:: Records for the task
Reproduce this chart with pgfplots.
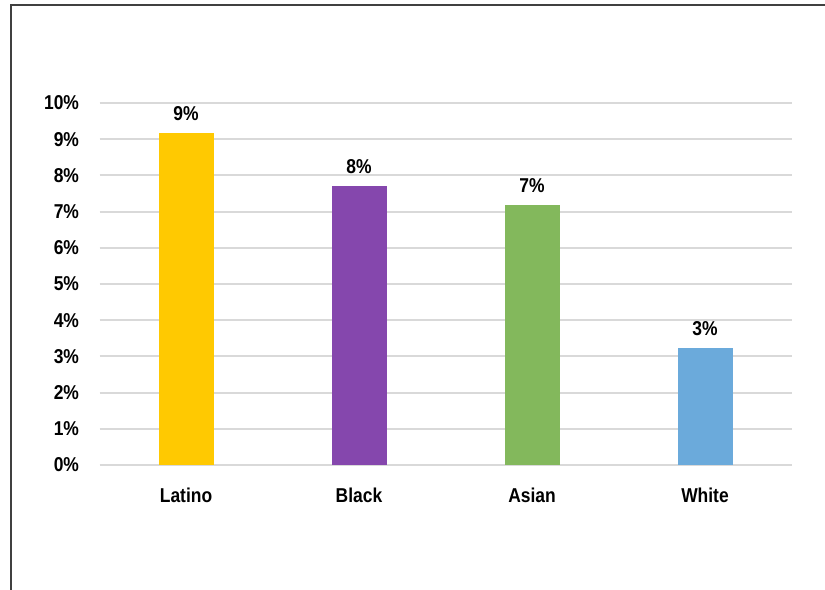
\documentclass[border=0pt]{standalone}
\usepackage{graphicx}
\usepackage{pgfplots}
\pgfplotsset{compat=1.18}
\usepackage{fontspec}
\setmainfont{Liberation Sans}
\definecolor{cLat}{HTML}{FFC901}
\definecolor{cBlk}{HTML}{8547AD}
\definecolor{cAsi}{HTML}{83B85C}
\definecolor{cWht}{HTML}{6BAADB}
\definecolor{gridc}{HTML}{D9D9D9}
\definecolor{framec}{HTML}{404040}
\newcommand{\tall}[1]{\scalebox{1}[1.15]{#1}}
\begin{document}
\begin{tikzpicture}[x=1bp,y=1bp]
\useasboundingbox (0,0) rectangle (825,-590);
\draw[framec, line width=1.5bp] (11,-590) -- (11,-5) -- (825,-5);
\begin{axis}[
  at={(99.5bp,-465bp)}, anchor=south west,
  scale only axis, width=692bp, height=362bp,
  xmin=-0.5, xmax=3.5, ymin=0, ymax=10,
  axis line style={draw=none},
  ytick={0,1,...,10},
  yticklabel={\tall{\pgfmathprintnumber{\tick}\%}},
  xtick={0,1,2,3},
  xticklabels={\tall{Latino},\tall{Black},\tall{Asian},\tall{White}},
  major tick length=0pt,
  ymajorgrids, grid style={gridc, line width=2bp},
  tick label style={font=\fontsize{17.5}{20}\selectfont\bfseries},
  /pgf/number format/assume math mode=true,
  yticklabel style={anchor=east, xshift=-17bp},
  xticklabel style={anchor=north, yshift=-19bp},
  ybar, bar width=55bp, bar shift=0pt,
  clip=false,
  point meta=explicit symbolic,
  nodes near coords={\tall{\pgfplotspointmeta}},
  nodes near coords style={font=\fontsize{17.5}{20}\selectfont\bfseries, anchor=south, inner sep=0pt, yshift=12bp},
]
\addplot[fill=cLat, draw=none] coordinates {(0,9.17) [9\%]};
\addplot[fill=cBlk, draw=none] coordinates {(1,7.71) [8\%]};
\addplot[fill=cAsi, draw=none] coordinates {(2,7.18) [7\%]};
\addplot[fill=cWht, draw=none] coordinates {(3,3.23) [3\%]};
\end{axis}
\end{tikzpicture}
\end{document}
::::
:: Records for the task
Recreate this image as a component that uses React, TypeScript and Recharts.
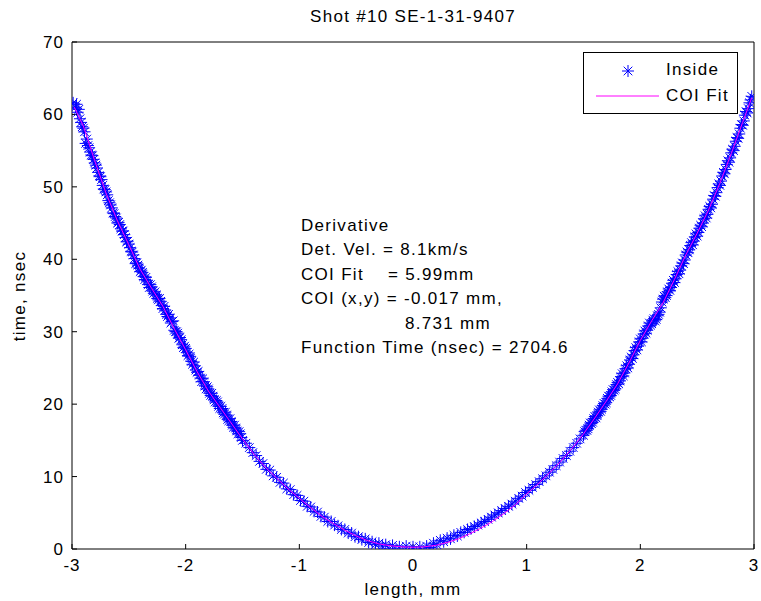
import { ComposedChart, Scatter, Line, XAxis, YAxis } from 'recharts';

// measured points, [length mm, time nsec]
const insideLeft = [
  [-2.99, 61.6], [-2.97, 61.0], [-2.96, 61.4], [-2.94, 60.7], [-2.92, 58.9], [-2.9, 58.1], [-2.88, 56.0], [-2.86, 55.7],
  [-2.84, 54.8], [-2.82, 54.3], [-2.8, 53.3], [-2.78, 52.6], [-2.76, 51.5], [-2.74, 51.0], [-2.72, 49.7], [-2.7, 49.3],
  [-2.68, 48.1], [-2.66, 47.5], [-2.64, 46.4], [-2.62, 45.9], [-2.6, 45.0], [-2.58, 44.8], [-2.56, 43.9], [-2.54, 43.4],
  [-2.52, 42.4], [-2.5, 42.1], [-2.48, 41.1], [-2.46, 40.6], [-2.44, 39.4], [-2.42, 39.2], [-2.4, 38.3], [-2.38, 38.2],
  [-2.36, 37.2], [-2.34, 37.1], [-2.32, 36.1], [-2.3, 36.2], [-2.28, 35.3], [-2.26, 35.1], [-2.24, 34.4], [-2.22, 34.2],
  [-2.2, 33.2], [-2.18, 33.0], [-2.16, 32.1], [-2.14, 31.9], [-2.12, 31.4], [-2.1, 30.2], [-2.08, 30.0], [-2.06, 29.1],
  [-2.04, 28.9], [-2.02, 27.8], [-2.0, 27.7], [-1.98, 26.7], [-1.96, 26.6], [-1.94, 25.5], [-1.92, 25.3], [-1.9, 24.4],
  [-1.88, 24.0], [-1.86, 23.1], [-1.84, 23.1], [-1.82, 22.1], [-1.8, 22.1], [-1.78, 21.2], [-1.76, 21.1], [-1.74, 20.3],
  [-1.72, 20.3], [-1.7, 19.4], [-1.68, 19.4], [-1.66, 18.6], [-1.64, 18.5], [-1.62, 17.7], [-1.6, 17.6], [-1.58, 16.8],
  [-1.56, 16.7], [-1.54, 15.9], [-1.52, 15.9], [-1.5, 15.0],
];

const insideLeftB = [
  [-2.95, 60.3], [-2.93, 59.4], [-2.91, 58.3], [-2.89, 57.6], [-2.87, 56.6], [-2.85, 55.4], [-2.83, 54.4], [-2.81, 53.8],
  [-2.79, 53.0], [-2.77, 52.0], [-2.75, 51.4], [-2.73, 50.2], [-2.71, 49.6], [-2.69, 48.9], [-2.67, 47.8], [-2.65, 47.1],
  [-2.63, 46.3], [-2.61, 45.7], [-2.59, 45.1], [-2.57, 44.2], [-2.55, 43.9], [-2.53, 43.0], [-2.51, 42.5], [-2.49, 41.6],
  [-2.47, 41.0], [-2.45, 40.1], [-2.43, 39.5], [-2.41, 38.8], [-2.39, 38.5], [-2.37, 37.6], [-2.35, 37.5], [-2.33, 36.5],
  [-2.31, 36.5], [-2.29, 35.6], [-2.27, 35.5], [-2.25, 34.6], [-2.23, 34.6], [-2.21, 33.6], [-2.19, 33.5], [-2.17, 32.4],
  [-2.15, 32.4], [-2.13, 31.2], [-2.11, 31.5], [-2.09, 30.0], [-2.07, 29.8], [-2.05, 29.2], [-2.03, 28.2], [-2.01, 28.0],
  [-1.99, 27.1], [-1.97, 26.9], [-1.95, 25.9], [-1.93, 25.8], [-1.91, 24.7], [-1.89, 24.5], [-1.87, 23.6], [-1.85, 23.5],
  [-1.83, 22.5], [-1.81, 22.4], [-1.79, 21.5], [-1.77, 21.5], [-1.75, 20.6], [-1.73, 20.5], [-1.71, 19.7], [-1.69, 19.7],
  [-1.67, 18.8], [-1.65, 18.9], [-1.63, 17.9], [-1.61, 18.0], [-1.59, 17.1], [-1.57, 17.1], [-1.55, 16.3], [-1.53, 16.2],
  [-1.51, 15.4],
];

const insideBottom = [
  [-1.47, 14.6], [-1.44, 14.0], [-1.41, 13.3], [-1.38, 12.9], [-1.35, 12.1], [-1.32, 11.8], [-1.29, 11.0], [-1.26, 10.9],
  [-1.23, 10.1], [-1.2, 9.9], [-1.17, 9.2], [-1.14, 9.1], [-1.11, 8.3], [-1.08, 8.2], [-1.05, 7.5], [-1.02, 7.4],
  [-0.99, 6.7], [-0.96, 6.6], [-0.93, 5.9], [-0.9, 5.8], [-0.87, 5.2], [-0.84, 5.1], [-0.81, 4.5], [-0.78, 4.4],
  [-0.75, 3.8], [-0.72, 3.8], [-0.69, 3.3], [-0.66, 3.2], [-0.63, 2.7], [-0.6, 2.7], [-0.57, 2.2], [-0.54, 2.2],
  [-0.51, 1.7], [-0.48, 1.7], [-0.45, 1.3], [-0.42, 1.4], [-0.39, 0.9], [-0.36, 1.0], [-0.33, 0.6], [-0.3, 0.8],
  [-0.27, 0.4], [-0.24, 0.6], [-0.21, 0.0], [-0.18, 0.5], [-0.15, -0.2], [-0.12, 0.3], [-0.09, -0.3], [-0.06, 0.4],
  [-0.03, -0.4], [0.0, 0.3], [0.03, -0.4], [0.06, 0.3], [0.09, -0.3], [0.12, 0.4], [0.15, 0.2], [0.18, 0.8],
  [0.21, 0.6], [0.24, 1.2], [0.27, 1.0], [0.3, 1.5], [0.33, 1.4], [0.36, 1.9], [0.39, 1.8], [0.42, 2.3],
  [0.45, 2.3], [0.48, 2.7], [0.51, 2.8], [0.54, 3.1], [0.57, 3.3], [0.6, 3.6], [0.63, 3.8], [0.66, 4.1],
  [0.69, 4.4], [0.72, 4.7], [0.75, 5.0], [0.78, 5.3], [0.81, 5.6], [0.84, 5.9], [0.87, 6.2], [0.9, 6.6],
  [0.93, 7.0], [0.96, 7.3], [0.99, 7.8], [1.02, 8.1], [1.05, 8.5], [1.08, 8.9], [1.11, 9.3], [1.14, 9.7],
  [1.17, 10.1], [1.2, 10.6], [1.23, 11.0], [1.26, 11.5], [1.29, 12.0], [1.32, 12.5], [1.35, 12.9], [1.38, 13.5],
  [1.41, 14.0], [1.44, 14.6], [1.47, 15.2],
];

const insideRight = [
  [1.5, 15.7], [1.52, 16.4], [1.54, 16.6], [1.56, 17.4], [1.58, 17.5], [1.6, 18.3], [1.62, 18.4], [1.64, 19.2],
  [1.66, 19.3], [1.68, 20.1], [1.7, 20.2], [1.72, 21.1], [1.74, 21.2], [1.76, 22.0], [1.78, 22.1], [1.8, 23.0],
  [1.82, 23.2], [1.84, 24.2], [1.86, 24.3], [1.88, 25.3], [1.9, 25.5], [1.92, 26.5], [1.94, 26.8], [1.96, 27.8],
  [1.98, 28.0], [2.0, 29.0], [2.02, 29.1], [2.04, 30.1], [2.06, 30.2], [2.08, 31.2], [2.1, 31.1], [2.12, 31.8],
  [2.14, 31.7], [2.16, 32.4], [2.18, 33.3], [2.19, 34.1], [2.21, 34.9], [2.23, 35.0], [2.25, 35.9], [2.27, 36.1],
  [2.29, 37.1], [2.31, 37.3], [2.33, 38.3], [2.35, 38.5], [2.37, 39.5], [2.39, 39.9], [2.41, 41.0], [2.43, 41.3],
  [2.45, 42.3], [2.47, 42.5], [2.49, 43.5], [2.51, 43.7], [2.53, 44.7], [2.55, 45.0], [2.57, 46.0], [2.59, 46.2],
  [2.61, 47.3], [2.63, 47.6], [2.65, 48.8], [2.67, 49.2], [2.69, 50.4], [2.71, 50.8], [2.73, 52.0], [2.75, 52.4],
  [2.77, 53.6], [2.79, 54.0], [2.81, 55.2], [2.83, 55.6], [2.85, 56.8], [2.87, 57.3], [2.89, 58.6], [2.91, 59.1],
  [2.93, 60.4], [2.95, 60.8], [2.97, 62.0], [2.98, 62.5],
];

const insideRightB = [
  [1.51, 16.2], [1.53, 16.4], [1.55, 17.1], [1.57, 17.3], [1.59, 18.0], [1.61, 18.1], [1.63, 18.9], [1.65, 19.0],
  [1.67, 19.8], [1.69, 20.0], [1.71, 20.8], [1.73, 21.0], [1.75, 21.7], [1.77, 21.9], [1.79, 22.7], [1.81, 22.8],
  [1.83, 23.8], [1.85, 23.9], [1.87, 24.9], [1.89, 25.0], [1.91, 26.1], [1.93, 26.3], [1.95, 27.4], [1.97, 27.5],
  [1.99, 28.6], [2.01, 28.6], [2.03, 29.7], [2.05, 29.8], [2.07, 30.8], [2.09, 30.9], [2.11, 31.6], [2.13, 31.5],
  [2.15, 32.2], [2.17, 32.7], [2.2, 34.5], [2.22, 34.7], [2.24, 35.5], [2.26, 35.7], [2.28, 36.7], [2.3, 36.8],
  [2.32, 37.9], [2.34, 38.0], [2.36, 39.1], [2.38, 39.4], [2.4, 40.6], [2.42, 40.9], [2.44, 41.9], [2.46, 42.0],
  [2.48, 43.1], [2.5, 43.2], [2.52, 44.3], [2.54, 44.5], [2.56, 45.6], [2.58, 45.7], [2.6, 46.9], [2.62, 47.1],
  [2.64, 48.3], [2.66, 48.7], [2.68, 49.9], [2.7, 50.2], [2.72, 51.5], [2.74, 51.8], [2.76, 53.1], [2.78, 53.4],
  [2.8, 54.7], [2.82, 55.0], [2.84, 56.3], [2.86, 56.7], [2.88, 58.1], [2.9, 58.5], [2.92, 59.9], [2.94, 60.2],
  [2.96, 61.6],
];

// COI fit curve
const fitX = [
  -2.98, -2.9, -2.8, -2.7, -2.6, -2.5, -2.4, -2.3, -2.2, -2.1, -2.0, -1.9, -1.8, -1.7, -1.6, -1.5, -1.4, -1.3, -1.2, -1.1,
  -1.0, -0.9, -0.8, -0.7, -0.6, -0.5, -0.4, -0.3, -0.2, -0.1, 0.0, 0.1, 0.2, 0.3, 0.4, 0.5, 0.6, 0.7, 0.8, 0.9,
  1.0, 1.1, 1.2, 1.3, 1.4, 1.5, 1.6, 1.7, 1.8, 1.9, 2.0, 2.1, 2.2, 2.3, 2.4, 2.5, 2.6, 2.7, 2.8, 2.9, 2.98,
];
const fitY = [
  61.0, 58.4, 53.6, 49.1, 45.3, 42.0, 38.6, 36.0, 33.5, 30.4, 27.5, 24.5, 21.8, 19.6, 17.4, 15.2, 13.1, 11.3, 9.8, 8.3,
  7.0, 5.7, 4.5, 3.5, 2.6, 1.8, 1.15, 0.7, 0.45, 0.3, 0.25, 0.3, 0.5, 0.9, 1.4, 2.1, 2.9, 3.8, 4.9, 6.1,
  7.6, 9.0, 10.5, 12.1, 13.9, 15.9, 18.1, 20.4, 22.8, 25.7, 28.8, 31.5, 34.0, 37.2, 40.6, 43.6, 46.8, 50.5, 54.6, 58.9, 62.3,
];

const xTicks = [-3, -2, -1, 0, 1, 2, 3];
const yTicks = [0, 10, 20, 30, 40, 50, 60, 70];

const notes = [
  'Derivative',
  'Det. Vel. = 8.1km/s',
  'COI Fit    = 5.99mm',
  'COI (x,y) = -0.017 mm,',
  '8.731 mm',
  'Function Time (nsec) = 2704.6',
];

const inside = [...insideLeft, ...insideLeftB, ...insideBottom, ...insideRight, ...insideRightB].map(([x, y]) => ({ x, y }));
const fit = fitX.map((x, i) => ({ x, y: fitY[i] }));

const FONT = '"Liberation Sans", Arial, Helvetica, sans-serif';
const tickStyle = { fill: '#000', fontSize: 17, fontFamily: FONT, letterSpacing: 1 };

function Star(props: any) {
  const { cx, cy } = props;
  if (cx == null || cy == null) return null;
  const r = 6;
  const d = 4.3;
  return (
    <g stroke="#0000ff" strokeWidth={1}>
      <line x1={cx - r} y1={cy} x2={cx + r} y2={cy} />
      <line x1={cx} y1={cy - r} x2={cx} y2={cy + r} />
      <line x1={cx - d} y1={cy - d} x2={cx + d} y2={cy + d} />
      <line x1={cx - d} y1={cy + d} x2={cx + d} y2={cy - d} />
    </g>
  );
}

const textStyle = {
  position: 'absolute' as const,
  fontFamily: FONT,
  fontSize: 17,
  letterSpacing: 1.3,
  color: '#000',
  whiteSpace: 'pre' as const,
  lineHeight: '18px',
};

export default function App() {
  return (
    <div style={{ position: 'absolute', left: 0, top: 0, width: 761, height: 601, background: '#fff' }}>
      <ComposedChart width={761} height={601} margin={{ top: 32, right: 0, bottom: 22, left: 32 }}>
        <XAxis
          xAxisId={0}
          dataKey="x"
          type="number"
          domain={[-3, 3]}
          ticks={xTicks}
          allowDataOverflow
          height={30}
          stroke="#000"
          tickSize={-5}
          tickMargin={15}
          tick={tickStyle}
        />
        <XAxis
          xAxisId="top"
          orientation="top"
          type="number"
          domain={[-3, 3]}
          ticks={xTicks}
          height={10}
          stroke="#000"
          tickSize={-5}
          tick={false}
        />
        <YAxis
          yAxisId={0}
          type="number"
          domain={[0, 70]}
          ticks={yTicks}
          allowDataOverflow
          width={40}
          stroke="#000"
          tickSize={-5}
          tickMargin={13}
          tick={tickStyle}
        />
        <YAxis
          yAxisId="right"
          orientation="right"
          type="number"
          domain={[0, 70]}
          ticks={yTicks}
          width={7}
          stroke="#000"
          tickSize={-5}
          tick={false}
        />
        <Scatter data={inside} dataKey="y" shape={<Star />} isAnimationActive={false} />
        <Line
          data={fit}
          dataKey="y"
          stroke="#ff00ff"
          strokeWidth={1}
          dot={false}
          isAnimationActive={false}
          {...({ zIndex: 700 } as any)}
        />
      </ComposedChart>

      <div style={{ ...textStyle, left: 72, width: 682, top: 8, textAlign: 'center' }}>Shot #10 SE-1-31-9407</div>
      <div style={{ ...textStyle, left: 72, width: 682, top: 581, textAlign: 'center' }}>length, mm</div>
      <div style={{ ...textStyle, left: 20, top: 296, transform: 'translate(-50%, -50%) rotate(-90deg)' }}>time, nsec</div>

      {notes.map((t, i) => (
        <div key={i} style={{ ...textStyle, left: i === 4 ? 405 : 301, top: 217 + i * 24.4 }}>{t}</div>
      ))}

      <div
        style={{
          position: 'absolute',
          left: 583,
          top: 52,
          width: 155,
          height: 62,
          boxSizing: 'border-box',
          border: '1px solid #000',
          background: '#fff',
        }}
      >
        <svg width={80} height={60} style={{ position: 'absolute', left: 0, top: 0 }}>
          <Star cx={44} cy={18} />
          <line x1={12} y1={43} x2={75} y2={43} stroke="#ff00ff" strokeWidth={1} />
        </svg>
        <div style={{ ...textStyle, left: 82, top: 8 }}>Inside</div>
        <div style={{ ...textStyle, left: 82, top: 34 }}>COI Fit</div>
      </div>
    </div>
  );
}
::::
# Exercise aim
Search the entries for the string "this" and collect each line that has it.

# Response to the exercise
Reproduce this chart with pgfplots.
Recreate this image as a component that uses React, TypeScript and Recharts.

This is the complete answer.